As to the court’s analysis of the class issues themselves, the court certified the claims under Rule 23(b)(3), and its opinion focuses, appropriately, on the issue of predominance. In doing so, the court was largely dismissive of Uber’s arguments, finding in some cases that its defenses applied class-wide (such as the fact that drivers set their own schedules, set their own routes, can work for others, and use their own vehicles). The court gave credit to five declarations from the class on behalf of the plaintiffs, but refused to give any weight to 400 declarations from Uber on the grounds, among others, that the number was allegedly insufficient.

Much of the alleged tip claim appears to be one of semantics. Uber’s website tells passengers that there is no need to tip, as any tip is “included” in the price. Uber simply pays drivers about 80 percent of what it receives from the passengers without breaking out a specific tip amount. The court almost sarcastically finds even though Uber never really took out a tip, its advertising suggests that it did, and since it never paid a tip it had never really collected, this constituted a common question of fact that binds the class. This seems to be the court’s way of trying to find a class-wide issue that might better stand up on appeal.

Uber will, of course, have a right to seek a Rule 23(f) discretionary appeal and will likely do so. Irrespective of what the Ninth Circuit may do, the issue is novel enough, perhaps, to warrant Supreme Court review. What is clear, however, even by the court’s own concession, is that the rules it applied may be inappropriate for the shared economy.

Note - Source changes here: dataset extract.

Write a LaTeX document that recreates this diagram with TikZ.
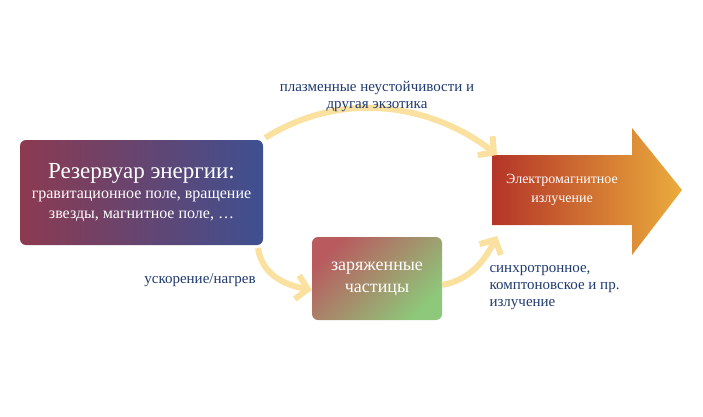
\documentclass[tikz,border=0pt]{standalone}
\usepackage{fontspec}
\setmainfont{Liberation Serif}
\usetikzlibrary{arrows.meta}
\definecolor{txtblue}{HTML}{1F3A6E}
\definecolor{pale}{HTML}{FBE1A0}
\begin{document}
\begin{tikzpicture}[x=1pt,y=-1pt,
  flow/.style={draw=pale,line width=6pt,-{Straight Barb[length=11pt,width=24pt,line width=6pt]}},
  lbl/.style={text=txtblue,font=\fontsize{15}{17}\selectfont,align=left},
  boxtxt/.style={text=white,align=center}]
\useasboundingbox (0,0) rectangle (703,416);
\node[rounded corners=6pt,minimum width=243pt,minimum height=105pt,
  left color={rgb,255:red,140;green,58;blue,80},right color={rgb,255:red,62;green,80;blue,145},
  boxtxt,font=\fontsize{16}{20}\selectfont] (res) at (141.5,192.5) {{\fontsize{23}{26}\selectfont Резервуар энергии:}\\гравитационное поле, вращение\\звезды, магнитное поле, \dots};
\node[rounded corners=6pt,minimum width=130pt,minimum height=83pt,
  top color={rgb,255:red,185;green,90;blue,95},bottom color={rgb,255:red,142;green,200;blue,122},shading angle=45,
  boxtxt,font=\fontsize{18}{22}\selectfont] (ch) at (377,278.5) {заряженные\\частицы};
\shade[left color={rgb,255:red,180;green,52;blue,40},right color={rgb,255:red,235;green,172;blue,60}]
  (492,155) -- (632,155) -- (632,128) -- (682,190) -- (632,255) -- (632,225) -- (492,225) -- cycle;
\node[boxtxt,font=\fontsize{14}{19}\selectfont] (em) at (562,190) {Электромагнитное\\излучение};
\coordinate (emtop) at (497,155);
\coordinate (embot) at (497,236);
\draw[flow] (res.north east) ++(2,-2) .. controls (350,85) and (440,110) .. (emtop);
\draw[flow] (258,248) .. controls (262,275) and (285,285) .. (ch.west |- 0,290);
\draw[flow] (ch.east |- 0,285) .. controls (470,280) and (485,260) .. (embot);
\node[lbl,align=center] (t1) at (377,96) {плазменные неустойчивости и\\другая экзотика};
\node[lbl] (t2) at (200,280) {ускорение/нагрев};
\node[lbl,anchor=north west] (t3) at (486,262) {синхротронное,\\комптоновское и пр.\\излучение};
\end{tikzpicture}
\end{document}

Given that uncertainty, those with novel business models might take a page out of Uber’s book and adopt arbitration agreements with class waivers to limit the risk of litigation and attendant cost and publicity.

The bottom line: A district court has indeed certified a class alleging misclassification against Uber, but the decision is highly fact-specific, relies on California law provisions that won’t apply nationwide, and is already being eclipsed by contract changes.